Ecosyste.ms: Awesome

An open API service indexing awesome lists of open source software.

Awesome Lists | Featured Topics | Projects

https://github.com/danieltahara/k8s-jobs

Async Job Manager + AWS Batch Replacement for K8s
https://github.com/danieltahara/k8s-jobs

async aws batch jobs k8s kubernetes

Last synced: about 2 months ago
JSON representation

Async Job Manager + AWS Batch Replacement for K8s

Awesome Lists containing this project

README

        

K8s Jobs
=========

.. image:: https://badge.fury.io/py/k8s-jobs.svg
:target: https://badge.fury.io/py/k8s-jobs
.. image:: https://travis-ci.com/danieltahara/k8s-jobs.svg?token=cZTmQ2jMoLFe6Ve33X6M&branch=master

K8s Jobs is a library for implementing an asynchronous job server on Kubernetes. It is
intended to provide a simple framework for executing single-shot asynchronous jobs or
commands (unlike something like Celery that can have arbitrary fanout and nesting), as
well as a server implementation that can stand in as a replacement for AWS Batch and
trigger jobs on-command.

Kubernetes Job Management
-------------------------

This project provides an abstraction around kubernetes APIs to allow you to dynamically
spawn (templated) jobs and clean up after them when they have run.

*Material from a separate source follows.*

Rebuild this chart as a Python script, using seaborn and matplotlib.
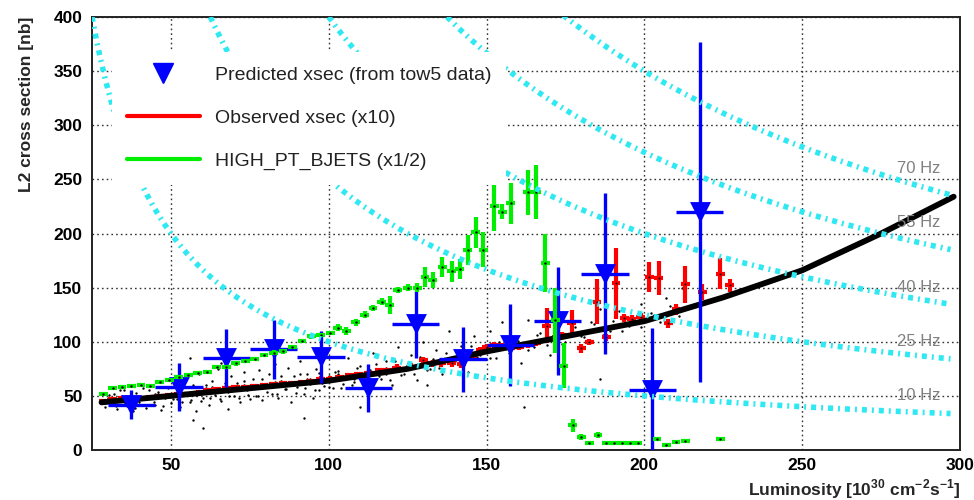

The two abstractions of interest are the ``JobManager`` and ``JobManagerFactory``. The
latter provides a factory for the former and helps convert (kubernetes) configuration
into a working application.

The ``JobManager`` is responsible for creating (templated) jobs given a job definition
name and template arguments. It is recommended that the jobs target a dedicated node
instance group so as not to contend with live application resources. It is further
recommended that you configure the `Cluster Autoscaler
`_ on this
instance group to ensure you do not run out of capacity (even better would be something
like the `Escalator `_, a batch job-oriented
autoscaler). This will most closely mirror the behavior of a service like AWS Batch,
which automatically adjusts the number of nodes based on workload.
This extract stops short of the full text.